▸ **DATA PROVIDED**:
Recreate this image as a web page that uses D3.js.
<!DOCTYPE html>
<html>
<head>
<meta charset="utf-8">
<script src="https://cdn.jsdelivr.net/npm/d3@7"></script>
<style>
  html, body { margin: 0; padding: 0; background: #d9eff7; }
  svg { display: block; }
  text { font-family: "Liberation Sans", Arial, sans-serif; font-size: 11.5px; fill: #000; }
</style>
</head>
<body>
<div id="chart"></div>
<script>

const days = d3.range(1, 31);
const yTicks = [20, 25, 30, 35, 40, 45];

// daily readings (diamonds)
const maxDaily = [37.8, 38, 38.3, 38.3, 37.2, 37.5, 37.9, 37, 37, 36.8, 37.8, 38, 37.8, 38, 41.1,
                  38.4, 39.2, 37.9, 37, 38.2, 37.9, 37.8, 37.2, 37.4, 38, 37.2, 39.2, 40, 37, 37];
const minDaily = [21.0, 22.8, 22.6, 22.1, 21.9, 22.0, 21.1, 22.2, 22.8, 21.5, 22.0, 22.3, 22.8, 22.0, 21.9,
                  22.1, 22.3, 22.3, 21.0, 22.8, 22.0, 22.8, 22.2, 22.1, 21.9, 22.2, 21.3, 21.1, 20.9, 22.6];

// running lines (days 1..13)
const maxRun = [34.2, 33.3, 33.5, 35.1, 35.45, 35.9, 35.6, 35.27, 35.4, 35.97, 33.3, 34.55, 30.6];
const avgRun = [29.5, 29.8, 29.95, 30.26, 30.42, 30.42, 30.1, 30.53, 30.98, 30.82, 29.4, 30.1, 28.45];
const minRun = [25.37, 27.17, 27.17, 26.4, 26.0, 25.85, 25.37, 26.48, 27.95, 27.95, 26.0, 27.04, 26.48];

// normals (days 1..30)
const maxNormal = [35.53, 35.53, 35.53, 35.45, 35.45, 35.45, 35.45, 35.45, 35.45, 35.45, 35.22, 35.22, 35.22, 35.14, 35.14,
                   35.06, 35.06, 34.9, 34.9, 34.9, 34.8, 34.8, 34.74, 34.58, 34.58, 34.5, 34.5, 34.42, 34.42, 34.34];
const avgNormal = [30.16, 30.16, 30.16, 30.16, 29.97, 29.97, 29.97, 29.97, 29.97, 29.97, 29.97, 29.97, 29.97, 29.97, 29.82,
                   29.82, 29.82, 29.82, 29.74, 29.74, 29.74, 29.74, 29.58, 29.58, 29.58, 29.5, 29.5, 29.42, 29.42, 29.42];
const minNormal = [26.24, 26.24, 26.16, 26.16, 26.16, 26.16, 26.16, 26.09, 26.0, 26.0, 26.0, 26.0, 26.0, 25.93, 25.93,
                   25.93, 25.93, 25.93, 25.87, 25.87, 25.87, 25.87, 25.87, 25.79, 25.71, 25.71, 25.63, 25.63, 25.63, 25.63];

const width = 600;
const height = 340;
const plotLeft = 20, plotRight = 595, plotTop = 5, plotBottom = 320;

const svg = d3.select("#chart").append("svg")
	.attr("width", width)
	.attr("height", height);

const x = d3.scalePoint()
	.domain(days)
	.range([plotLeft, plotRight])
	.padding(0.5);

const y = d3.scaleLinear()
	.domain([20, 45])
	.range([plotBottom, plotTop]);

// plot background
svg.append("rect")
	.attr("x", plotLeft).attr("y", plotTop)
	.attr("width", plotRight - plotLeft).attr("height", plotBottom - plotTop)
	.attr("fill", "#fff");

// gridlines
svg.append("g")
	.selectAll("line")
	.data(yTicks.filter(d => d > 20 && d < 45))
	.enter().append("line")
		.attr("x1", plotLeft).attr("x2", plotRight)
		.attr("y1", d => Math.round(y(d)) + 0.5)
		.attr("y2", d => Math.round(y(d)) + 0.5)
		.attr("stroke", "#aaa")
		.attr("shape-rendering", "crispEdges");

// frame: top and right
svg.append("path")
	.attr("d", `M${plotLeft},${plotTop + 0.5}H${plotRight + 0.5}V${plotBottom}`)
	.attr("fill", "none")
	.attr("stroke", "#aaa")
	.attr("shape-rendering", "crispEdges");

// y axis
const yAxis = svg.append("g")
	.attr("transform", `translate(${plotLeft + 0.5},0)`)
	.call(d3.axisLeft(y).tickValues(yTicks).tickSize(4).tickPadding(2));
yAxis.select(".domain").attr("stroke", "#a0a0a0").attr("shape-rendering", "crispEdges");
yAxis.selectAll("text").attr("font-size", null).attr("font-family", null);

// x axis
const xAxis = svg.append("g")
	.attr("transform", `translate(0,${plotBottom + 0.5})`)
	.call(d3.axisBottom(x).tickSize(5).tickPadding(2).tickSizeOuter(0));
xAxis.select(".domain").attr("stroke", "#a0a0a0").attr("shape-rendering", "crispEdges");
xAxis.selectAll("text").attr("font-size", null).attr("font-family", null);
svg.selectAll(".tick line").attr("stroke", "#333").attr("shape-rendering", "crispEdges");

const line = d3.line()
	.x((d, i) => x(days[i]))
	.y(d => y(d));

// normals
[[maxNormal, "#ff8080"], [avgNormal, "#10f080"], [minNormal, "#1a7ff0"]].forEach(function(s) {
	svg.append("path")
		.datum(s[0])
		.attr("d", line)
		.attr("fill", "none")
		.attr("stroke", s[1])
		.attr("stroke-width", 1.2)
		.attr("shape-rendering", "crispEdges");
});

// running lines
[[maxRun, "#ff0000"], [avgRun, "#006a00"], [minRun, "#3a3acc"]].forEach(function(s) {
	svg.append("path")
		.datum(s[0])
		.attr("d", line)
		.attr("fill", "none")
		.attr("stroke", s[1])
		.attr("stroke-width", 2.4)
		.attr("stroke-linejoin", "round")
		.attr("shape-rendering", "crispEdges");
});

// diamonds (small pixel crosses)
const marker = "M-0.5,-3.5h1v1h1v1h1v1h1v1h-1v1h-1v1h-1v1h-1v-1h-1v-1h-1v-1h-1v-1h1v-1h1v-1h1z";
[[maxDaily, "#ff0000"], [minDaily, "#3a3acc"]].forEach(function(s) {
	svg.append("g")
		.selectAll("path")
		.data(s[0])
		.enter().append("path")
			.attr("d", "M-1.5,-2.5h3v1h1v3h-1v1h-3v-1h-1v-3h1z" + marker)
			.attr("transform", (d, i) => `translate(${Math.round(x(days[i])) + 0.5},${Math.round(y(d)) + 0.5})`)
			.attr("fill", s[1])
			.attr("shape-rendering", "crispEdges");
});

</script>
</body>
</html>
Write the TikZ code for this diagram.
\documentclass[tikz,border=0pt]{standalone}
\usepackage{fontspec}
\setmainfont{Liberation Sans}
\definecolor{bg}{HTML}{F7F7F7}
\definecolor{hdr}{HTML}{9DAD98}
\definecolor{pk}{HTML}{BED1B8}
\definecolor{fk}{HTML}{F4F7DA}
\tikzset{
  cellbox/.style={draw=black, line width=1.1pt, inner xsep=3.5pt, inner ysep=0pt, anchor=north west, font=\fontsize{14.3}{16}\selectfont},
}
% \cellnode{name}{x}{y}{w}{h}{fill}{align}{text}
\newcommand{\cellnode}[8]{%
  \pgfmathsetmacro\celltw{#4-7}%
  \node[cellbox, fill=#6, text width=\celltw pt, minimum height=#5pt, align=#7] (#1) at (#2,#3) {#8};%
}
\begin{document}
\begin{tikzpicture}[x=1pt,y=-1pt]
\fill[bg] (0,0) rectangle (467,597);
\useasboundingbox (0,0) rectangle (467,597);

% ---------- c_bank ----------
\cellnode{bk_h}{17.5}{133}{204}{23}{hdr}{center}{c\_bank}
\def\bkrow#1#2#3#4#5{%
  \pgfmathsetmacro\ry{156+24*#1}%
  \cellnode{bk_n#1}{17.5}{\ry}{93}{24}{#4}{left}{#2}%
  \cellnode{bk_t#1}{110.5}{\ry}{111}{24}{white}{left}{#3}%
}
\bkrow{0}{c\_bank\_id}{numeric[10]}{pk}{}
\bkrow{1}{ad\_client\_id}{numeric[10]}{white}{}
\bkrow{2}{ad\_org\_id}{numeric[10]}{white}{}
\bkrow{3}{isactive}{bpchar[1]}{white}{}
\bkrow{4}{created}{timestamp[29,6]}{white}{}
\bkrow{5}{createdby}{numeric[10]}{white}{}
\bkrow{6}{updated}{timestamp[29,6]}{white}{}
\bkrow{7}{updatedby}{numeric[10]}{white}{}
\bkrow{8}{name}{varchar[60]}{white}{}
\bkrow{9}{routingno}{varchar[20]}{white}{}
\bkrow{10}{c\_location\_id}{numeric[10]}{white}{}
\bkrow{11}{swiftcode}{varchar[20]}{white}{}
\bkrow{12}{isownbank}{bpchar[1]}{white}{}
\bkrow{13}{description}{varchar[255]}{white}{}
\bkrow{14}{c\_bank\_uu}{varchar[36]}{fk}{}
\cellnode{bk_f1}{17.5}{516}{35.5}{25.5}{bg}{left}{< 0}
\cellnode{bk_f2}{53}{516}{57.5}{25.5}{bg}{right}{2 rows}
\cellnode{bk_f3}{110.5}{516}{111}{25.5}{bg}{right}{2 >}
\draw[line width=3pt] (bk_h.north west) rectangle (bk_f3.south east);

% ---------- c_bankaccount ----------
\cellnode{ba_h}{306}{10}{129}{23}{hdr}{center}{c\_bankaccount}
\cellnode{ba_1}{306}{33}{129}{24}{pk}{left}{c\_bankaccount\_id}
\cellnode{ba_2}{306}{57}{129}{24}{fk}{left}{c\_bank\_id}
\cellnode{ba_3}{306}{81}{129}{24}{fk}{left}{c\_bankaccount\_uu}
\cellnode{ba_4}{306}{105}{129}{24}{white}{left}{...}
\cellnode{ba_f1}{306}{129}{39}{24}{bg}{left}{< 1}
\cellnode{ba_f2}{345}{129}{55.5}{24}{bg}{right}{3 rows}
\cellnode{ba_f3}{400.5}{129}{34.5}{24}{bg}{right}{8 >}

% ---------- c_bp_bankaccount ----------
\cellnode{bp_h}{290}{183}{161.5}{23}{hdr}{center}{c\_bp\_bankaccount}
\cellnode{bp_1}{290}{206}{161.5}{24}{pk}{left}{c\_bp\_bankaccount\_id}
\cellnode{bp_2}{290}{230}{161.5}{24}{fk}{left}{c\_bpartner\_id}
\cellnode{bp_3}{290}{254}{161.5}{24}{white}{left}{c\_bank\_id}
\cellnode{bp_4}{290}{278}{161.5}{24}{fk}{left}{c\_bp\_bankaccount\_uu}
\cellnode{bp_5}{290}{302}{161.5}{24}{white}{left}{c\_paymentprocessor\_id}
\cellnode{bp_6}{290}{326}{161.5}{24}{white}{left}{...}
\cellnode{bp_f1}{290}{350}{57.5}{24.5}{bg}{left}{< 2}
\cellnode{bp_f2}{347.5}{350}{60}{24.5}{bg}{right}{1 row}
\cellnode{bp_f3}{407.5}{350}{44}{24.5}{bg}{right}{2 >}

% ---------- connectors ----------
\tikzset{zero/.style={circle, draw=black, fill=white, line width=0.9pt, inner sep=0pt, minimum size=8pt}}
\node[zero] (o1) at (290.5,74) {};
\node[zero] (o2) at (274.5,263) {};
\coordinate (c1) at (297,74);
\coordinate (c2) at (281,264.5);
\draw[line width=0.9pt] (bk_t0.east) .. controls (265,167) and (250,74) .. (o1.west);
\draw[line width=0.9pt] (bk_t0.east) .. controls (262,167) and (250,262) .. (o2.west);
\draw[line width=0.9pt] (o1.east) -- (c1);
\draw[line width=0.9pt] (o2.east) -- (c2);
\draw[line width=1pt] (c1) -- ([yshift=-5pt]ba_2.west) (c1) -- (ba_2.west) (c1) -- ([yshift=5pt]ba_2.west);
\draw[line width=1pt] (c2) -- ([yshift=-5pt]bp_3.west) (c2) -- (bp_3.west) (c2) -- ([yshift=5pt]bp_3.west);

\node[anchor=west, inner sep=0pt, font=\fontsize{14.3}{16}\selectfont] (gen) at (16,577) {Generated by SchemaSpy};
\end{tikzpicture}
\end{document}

▸ **BRIEF**: Quote exactly the lines running from the start of the listing above through the line where "21.1, 20.9, 22.6];" is found, and output no other lines.

▸ **EXERCISE ANSWER**:
Recreate this image as a web page that uses D3.js.
<!DOCTYPE html>
<html>
<head>
<meta charset="utf-8">
<script src="https://cdn.jsdelivr.net/npm/d3@7"></script>
<style>
  html, body { margin: 0; padding: 0; background: #d9eff7; }
  svg { display: block; }
  text { font-family: "Liberation Sans", Arial, sans-serif; font-size: 11.5px; fill: #000; }
</style>
</head>
<body>
<div id="chart"></div>
<script>

const days = d3.range(1, 31);
const yTicks = [20, 25, 30, 35, 40, 45];

// daily readings (diamonds)
const maxDaily = [37.8, 38, 38.3, 38.3, 37.2, 37.5, 37.9, 37, 37, 36.8, 37.8, 38, 37.8, 38, 41.1,
                  38.4, 39.2, 37.9, 37, 38.2, 37.9, 37.8, 37.2, 37.4, 38, 37.2, 39.2, 40, 37, 37];
const minDaily = [21.0, 22.8, 22.6, 22.1, 21.9, 22.0, 21.1, 22.2, 22.8, 21.5, 22.0, 22.3, 22.8, 22.0, 21.9,
                  22.1, 22.3, 22.3, 21.0, 22.8, 22.0, 22.8, 22.2, 22.1, 21.9, 22.2, 21.3, 21.1, 20.9, 22.6];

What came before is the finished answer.